Farmer, from near Attleborough, loses £50,000 over shortage of workers

The government is in "cuckoo world" when it talks of increasing produce, said a farmer who has lost £50,000 of asparagus due to a shortage of workers.

Norfolk farmer Andy Allen could not get enough pickers and so a 10-acre field has been left unpicked.


Farmers have been hit by the loss of EU workers after Brexit, the loss of Ukrainian seasonal workers and a limited number of foreign worker visas.


The government said it would be increasing the number of visas issued.


Mr Allen, of Portwood Farm, near Attleborough, said he had decided not to plant any more asparagus.

"We waited four years to get a harvest from this particular field and so to not have anything from it at the end of the day is pretty demoralising," he told BBC Politics East.


"We would normally need between 90 and 95 staff. At the maximum we had 75, and during a lot of the season we were dealing with 65.

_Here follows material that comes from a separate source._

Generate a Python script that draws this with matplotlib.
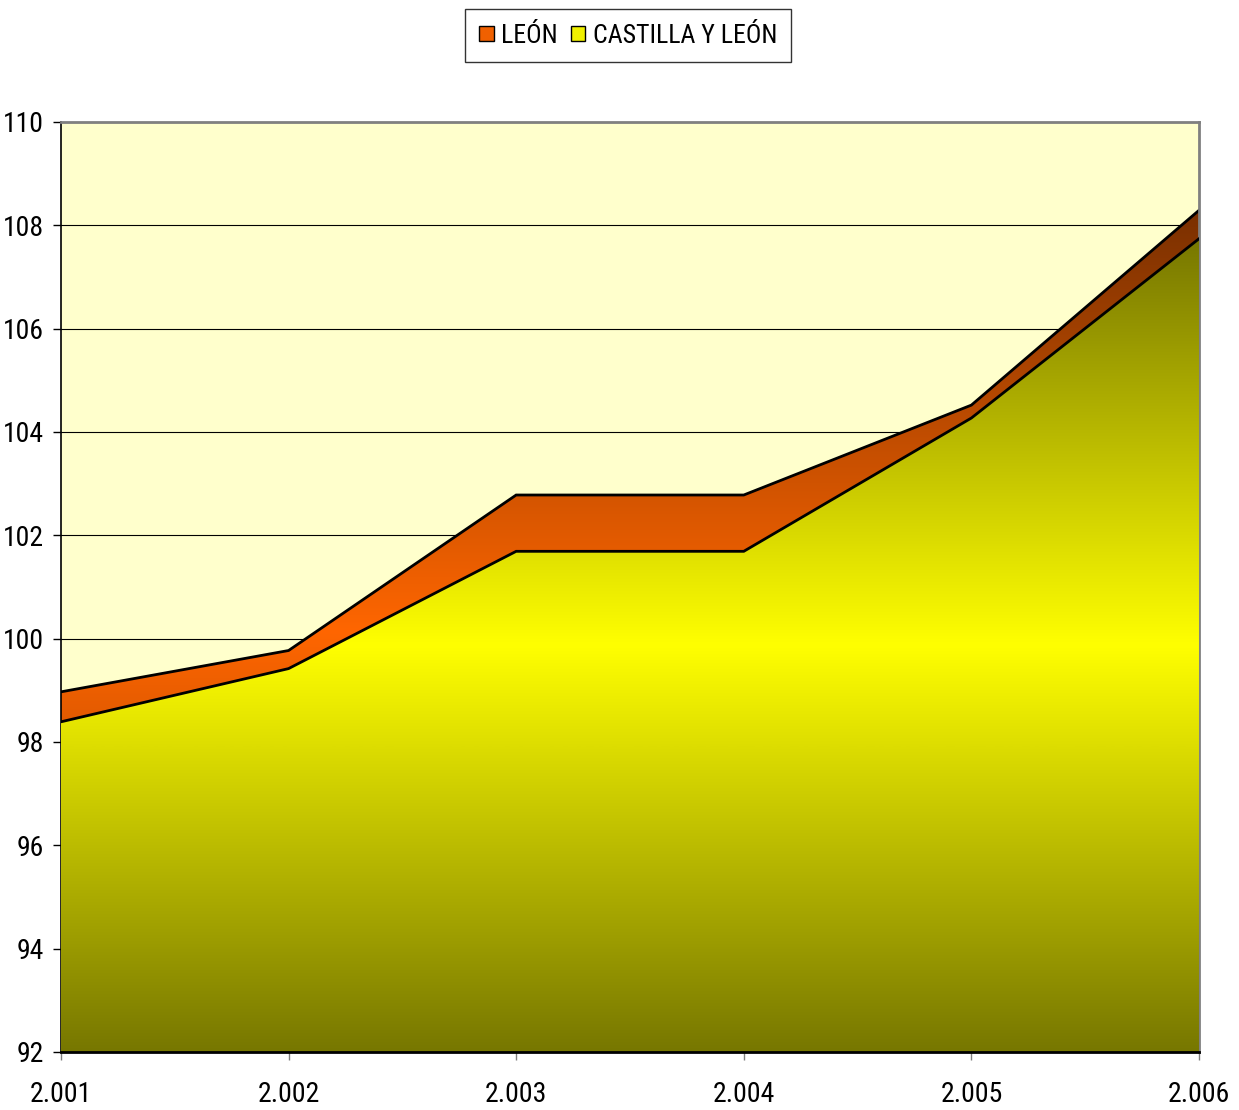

"We would have expected to harvest 150-250 tonnes this year. We are 30% down."


When asked about the government's announcement this week that it wanted farmers to plant more produce, Mr Allen said: "They are in cuckoo world."

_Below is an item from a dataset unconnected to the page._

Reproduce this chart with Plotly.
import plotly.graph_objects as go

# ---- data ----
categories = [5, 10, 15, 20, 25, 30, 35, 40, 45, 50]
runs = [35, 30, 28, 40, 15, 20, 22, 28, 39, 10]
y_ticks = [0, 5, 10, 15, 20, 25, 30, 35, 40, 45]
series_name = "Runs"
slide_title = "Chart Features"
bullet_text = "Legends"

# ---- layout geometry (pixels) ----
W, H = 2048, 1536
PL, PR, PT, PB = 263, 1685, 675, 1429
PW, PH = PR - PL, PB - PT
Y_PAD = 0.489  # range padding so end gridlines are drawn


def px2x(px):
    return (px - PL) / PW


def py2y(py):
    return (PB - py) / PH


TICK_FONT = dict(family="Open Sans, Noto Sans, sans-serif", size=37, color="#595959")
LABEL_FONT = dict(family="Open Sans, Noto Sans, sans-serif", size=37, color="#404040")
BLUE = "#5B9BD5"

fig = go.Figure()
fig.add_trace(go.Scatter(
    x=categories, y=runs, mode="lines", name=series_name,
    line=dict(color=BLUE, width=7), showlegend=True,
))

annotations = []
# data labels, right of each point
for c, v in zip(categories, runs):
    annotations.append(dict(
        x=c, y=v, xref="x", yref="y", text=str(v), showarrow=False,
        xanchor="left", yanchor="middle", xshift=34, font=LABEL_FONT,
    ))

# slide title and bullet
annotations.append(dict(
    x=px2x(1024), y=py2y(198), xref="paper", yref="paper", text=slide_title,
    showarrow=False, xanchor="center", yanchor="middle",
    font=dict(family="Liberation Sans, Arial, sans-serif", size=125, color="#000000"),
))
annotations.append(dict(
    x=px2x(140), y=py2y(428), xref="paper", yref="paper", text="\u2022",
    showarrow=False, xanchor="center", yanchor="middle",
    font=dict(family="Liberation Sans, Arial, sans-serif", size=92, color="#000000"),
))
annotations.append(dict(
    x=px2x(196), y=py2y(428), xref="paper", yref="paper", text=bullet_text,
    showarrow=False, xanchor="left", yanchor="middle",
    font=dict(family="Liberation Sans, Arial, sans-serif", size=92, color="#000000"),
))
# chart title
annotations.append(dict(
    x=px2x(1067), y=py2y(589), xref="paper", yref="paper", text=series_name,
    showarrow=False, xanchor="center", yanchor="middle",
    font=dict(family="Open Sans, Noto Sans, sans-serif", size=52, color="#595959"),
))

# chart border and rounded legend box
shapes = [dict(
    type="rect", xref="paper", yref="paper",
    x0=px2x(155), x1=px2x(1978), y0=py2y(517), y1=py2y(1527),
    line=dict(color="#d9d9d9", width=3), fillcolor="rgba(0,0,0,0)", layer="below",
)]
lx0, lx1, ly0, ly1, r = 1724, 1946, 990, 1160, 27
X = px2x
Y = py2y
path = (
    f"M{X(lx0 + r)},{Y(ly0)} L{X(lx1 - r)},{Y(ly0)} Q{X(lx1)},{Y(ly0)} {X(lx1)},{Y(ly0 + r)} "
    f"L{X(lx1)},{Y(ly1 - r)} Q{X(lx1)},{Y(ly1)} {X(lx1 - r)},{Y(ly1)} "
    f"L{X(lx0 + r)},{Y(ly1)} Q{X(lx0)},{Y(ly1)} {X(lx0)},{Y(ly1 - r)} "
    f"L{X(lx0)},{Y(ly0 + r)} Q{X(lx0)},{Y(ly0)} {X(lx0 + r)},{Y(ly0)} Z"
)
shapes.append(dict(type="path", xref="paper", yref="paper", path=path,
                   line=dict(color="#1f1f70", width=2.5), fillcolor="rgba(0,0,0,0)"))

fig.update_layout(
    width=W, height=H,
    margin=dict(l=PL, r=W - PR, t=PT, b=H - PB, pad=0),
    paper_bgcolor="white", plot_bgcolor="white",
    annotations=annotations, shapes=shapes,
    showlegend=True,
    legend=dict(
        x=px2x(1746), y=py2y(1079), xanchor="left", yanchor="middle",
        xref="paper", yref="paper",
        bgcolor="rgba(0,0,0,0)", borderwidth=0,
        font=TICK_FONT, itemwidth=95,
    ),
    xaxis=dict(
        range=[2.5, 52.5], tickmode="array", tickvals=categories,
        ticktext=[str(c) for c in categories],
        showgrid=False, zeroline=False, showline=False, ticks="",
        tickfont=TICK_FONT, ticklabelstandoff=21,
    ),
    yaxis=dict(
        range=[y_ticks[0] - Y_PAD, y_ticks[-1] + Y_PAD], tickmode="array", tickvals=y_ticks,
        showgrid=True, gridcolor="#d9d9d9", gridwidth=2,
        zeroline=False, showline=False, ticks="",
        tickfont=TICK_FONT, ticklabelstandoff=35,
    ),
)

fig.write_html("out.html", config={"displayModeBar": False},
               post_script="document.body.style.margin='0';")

The May 2022 Food Labour Market Survey found that 49% of growers and food manufacturers had reduced their output due to a lack of workers, while 77% of businesses were experiencing shortages of low and unskilled workers.


Farmer Jack Pearce, who farms near King's Lynn, Norfolk, has also been struggling for workers, not so much for picking, but for processing.

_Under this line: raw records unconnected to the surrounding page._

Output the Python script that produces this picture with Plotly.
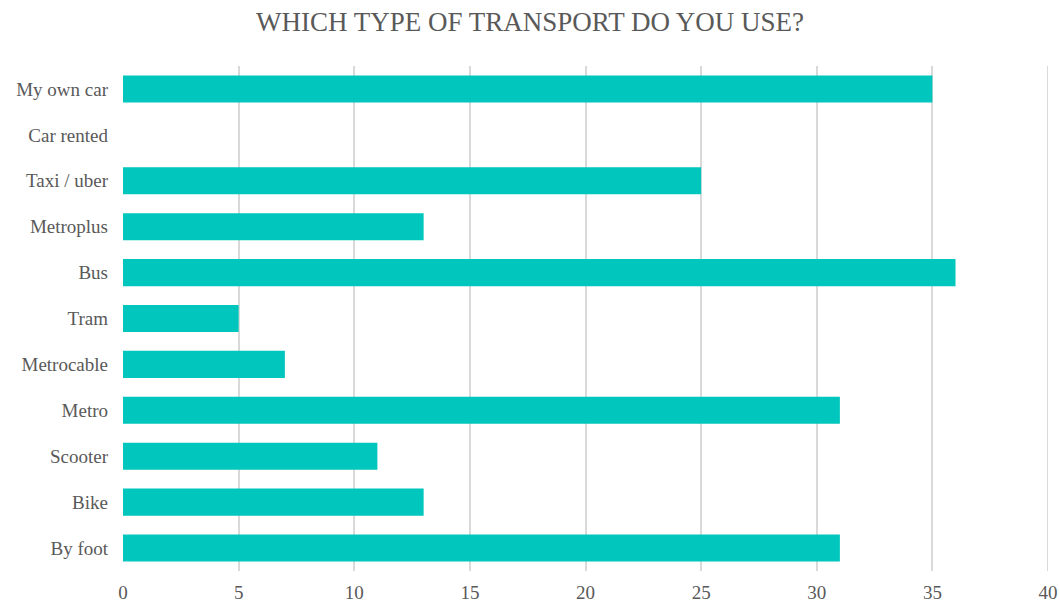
import plotly.graph_objects as go

# Survey answers, listed bottom-to-top as drawn on the category axis
categories = ["By foot", "Bike", "Scooter", "Metro", "Metrocable", "Tram",
              "Bus", "Metroplus", "Taxi / uber", "Car rented", "My own car"]
counts = [31, 13, 11, 31, 7, 5, 36, 13, 25, 0, 35]
x_ticks = [0, 5, 10, 15, 20, 25, 30, 35, 40]

BAR_COLOR = "#00C6BD"
TEXT_COLOR = "#595959"
GRID_COLOR = "#D9D9D9"
FONT = "Times New Roman"

fig = go.Figure(
    go.Bar(
        x=counts,
        y=categories,
        orientation="h",
        marker=dict(color=BAR_COLOR, line=dict(width=0)),
        hoverinfo="x+y",
    )
)

fig.update_layout(
    width=1060,
    height=608,
    margin=dict(l=123, r=12, t=66, b=37, autoexpand=False),
    paper_bgcolor="white",
    plot_bgcolor="white",
    bargap=0.41,
    showlegend=False,
    title=dict(
        text="WHICH TYPE OF TRANSPORT DO YOU USE?",
        x=0.5,
        xanchor="center",
        y=0.965,
        yanchor="middle",
        font=dict(family=FONT, size=27, color=TEXT_COLOR),
    ),
    font=dict(family=FONT, size=19, color=TEXT_COLOR),
)

# gridline at the far end of the value axis (plotly skips it at the range edge)
fig.add_shape(
    type="line", xref="x", yref="paper",
    x0=x_ticks[-1], x1=x_ticks[-1], y0=0, y1=1,
    line=dict(color=GRID_COLOR, width=2), layer="below",
)

fig.update_xaxes(
    range=[0, 40],
    tickvals=x_ticks,
    showgrid=True,
    gridcolor=GRID_COLOR,
    gridwidth=2,
    zeroline=False,
    showline=False,
    ticks="",
    automargin=False,
    ticklabelstandoff=8,
    tickfont=dict(family=FONT, size=19, color=TEXT_COLOR),
    fixedrange=True,
)

fig.update_yaxes(
    categoryorder="array",
    categoryarray=categories,
    showgrid=False,
    zeroline=False,
    showline=False,
    ticks="",
    automargin=False,
    ticklabelstandoff=14,
    tickfont=dict(family=FONT, size=19, color=TEXT_COLOR),
    fixedrange=True,
)

fig.write_html("out.html")
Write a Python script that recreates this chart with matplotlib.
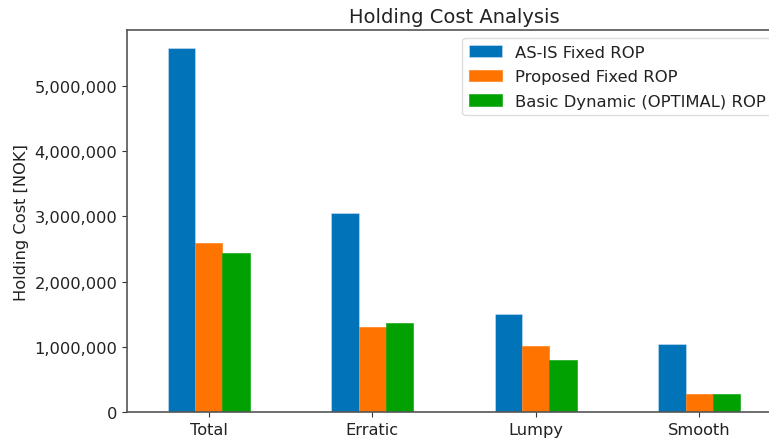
import matplotlib
matplotlib.use("Agg")
import matplotlib.pyplot as plt
import matplotlib.ticker as mticker
import numpy as np

categories = ["Total", "Erratic", "Lumpy", "Smooth"]
series_names = ["AS-IS Fixed ROP", "Proposed Fixed ROP", "Basic Dynamic (OPTIMAL) ROP"]
as_is = [5573000, 3053000, 1511000, 1043000]
proposed = [2585000, 1313000, 1008000, 275000]
dynamic = [2443000, 1364000, 794000, 275000]
colors = ["#0173B8", "#FF7400", "#00A100"]

W, H = 769, 439
fig = plt.figure(figsize=(W / 100, H / 100), dpi=100)
ax = fig.add_axes([127 / W, (H - 413.3) / H, (781 - 127) / W, (413.3 - 31) / H])

x = np.arange(len(categories))
width = 0.5 / 3
for i, (vals, name) in enumerate(zip([as_is, proposed, dynamic], series_names)):
    ax.bar(x + (i - 1) * width, vals, width, color=colors[i], label=name,
           edgecolor="#cfe3f5" if i == 0 else colors[i], linewidth=0.4)

ax.set_xlim(-0.5, len(categories) - 0.5)
ax.set_ylim(0, max(as_is) * 1.05)
ax.set_xticks(x)
ax.set_xticklabels(categories)
ax.yaxis.set_major_locator(mticker.MultipleLocator(1000000))
ax.yaxis.set_major_formatter(mticker.FuncFormatter(lambda v, p: f"{int(v):,}"))
ax.tick_params(labelsize=11.7, colors="#333333", labelcolor="#222222")
for s in ax.spines.values():
    s.set_color("#555555")
    s.set_linewidth(1.2)

ax.set_ylabel("Holding Cost [NOK]", fontsize=11.7, color="#222222")
ax.set_title("Holding Cost Analysis", fontsize=14, color="#222222")
leg = ax.legend(loc="upper right", fontsize=11.8, framealpha=1, edgecolor="#dddddd",
                labelspacing=0.58, borderaxespad=0,
                bbox_to_anchor=(772 / W, 1 - 39 / H), bbox_transform=fig.transFigure)
for t in leg.get_texts():
    t.set_color("#222222")

fig.savefig("out.png", dpi=100)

He said he had just enough workers at present, but he has had to ask local farmers to grow fewer onions.


"In three generations of this business we've never had a myriad of successive challenges all happening concurrently," he said.


"We are not able to run extra shifts and it's become increasingly harder to sell more and develop as a business.


"Every time opportunities come along, the first thing we have to ask is 'do we have the labour to do it?'."


Charles Hesketh, regional policy manager for the National Farmer's Union in East Anglia, said: "I was talking to a guy who was growing a lot on the coast of Suffolk.


"His vegetable production has been scaled back 50% this year and this is solely because he can't take the risk of not having enough pickers and packers to bring in the crop.


"We are really worried and so are our members, and it's frustrating."


Government farming minister Victoria Prentis said: "Seasonal labour has long been a problem for farmers. These are seasonal jobs and a settled workforce wants a long-term job and doesn't want a job for a couple of weeks over summer.


"So we have always brought in seasonal workers and I am pleased to announce an extra 10,000 visas taking it to 40,000 for seasonal workers that we are able to bring in this year to harvest our crops.


"There is more that we can do. I'm very keen we should start to talk about food and farming jobs as the technology-savvy, exciting opportunities for young people.


"I'm also keen we work on automation because that will reduce the need for some of the workers."